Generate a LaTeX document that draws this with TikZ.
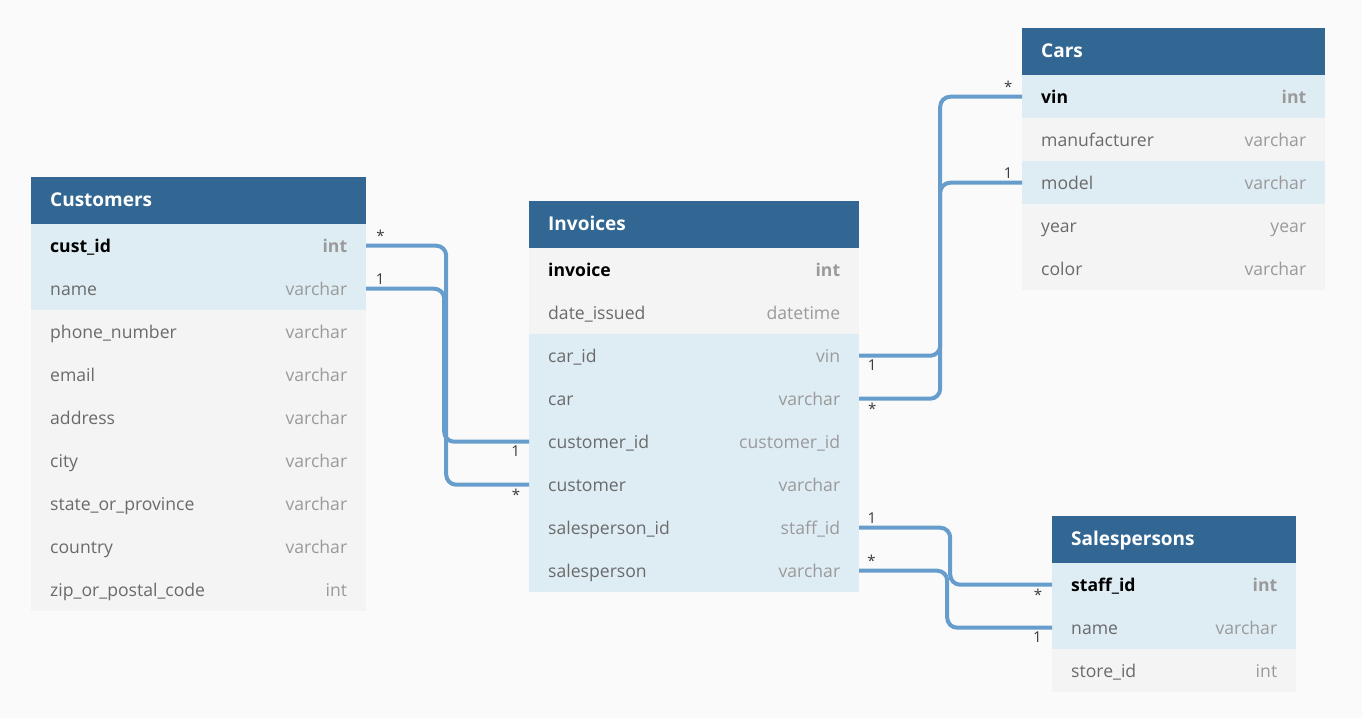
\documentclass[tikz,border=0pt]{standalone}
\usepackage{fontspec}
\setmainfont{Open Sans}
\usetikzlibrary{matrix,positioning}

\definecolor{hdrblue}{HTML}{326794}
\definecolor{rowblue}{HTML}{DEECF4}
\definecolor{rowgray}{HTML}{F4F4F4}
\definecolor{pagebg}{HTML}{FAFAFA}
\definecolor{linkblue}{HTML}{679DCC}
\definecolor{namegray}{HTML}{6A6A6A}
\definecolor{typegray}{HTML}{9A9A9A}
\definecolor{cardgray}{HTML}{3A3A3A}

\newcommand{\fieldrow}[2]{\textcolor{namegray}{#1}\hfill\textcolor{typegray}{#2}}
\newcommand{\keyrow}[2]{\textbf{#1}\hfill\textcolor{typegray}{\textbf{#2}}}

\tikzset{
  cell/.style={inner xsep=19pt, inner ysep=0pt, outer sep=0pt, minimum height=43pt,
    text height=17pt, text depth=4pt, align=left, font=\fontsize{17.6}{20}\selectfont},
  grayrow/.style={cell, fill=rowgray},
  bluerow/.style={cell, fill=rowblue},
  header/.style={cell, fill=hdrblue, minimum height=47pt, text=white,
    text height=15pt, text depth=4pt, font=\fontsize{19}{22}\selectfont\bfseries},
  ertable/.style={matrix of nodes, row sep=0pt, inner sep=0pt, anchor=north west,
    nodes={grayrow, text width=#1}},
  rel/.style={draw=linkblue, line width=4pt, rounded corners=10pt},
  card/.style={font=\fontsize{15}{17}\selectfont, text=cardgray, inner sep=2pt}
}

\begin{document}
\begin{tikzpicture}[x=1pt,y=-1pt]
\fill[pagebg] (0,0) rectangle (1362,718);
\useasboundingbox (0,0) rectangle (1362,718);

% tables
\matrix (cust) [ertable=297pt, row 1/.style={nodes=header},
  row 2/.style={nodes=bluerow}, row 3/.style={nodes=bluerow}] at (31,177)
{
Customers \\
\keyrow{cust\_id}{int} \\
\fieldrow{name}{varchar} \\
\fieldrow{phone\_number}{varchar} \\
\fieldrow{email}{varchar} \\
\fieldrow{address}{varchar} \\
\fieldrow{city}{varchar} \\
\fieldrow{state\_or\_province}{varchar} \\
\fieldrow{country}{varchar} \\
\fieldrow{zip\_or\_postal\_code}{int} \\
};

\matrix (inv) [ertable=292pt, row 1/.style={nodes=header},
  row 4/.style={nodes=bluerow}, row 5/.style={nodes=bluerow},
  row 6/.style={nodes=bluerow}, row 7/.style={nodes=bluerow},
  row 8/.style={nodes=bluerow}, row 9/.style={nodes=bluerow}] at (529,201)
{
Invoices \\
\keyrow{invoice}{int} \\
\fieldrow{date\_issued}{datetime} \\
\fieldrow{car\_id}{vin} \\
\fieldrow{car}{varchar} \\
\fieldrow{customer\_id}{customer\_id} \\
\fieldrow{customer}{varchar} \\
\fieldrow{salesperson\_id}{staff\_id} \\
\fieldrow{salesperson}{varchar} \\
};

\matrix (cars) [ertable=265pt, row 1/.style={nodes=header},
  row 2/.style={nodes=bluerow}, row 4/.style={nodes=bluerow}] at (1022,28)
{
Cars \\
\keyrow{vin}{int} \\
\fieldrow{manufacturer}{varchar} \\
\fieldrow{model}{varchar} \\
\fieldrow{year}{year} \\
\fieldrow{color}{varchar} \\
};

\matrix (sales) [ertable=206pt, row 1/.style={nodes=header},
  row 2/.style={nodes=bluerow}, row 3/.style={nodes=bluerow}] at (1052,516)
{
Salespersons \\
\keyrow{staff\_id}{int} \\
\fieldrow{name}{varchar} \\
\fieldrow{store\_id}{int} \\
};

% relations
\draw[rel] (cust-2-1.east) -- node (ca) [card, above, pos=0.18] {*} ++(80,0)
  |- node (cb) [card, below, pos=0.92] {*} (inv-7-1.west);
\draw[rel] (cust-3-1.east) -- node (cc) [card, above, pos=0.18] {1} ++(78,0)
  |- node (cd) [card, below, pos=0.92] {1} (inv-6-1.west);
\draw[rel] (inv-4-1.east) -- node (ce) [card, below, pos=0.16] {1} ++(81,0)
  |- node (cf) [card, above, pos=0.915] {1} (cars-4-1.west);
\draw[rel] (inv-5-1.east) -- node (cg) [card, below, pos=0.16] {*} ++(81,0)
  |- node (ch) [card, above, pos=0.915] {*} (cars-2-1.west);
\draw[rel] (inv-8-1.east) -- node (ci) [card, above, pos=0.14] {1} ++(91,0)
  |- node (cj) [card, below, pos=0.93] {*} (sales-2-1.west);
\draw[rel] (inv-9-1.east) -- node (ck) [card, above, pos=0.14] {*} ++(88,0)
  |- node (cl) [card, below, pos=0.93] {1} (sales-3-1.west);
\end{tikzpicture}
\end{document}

==

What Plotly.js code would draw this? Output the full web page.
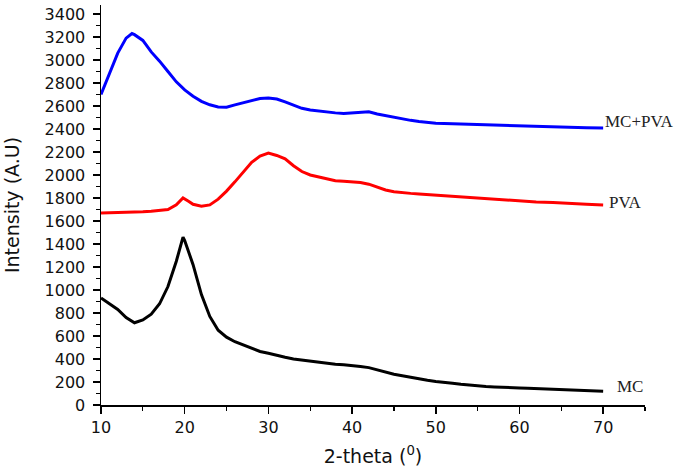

---

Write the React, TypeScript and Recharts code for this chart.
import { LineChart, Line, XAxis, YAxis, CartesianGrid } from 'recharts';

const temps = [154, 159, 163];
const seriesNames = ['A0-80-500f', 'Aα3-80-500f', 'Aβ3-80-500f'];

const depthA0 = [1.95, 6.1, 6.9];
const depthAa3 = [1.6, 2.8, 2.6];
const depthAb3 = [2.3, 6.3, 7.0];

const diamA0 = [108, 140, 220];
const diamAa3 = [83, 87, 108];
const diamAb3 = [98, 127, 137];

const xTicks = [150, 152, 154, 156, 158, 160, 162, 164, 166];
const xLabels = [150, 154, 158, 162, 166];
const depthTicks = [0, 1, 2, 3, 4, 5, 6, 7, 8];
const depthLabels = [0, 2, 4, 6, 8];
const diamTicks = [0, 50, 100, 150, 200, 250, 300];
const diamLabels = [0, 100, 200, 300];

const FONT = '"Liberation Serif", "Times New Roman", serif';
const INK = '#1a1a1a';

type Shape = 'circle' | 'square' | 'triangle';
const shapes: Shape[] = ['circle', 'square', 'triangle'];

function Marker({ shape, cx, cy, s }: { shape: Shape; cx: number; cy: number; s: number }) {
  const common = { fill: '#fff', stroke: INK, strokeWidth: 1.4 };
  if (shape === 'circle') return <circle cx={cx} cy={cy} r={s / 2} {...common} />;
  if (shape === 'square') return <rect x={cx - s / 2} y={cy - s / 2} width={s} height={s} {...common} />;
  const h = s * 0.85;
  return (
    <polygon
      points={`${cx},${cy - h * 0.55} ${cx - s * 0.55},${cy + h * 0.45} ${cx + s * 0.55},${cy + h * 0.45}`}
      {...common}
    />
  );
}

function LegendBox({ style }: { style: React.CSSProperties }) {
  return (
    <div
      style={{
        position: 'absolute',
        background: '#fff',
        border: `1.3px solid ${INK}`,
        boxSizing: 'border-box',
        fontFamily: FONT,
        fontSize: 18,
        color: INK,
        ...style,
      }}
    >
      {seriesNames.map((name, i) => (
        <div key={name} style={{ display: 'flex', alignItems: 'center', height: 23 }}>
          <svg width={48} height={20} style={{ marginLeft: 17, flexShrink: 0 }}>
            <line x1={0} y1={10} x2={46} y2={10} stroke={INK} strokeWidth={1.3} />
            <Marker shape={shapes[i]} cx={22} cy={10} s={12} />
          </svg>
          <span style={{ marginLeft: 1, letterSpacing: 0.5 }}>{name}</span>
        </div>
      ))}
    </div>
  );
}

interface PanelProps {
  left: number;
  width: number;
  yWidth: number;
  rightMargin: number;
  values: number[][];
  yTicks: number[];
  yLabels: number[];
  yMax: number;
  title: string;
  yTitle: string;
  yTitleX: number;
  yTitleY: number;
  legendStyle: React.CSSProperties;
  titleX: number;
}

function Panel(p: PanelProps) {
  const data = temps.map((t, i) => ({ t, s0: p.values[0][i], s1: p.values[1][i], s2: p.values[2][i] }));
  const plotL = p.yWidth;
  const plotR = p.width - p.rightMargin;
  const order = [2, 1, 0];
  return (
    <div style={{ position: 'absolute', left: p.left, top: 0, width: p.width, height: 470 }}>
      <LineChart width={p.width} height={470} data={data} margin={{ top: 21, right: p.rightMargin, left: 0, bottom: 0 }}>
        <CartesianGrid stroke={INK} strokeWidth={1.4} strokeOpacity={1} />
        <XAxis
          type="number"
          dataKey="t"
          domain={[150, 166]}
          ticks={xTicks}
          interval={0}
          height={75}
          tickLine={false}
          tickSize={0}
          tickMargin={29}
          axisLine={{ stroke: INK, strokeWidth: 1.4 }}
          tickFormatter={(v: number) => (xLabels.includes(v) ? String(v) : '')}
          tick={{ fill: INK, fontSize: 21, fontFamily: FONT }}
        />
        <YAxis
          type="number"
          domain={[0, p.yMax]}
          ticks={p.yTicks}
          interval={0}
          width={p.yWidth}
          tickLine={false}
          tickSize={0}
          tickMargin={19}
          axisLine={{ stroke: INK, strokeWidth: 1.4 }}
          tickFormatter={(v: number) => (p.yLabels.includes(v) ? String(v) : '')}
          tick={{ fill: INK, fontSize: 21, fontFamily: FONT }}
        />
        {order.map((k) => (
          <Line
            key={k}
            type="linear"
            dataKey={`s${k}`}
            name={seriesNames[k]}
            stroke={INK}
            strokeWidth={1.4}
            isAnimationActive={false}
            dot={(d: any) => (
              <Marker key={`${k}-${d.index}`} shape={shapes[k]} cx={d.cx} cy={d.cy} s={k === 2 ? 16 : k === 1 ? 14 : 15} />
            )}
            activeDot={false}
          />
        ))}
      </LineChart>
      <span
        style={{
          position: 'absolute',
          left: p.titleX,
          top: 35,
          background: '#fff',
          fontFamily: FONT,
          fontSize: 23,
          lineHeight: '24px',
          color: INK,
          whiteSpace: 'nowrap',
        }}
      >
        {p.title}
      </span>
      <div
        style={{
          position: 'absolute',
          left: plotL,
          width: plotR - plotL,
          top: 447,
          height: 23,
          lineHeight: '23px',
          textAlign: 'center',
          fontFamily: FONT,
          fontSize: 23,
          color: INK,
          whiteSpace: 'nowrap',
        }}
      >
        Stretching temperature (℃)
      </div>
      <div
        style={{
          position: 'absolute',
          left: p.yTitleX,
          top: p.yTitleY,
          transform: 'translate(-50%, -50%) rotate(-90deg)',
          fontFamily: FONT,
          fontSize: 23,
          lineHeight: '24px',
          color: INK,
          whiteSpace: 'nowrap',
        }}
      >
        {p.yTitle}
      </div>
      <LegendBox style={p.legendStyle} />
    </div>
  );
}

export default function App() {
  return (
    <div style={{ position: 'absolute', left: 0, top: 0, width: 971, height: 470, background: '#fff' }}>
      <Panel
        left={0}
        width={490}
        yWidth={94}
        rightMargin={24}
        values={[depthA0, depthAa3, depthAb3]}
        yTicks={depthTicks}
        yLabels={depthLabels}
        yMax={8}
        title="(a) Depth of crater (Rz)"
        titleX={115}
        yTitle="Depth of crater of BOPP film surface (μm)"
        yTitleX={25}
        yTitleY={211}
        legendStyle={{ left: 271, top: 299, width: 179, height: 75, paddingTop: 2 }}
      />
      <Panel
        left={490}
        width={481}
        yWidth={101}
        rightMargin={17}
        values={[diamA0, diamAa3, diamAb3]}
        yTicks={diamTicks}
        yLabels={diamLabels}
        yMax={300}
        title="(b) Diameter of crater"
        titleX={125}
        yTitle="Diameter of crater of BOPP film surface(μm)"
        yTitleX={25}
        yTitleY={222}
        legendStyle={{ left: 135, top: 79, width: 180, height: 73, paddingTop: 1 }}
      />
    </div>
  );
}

What is expected. Find all lines holding the string "this" and copy them.

Complete response.
Generate a LaTeX document that draws this with TikZ.
What Plotly.js code would draw this? Output the full web page.
Write the React, TypeScript and Recharts code for this chart.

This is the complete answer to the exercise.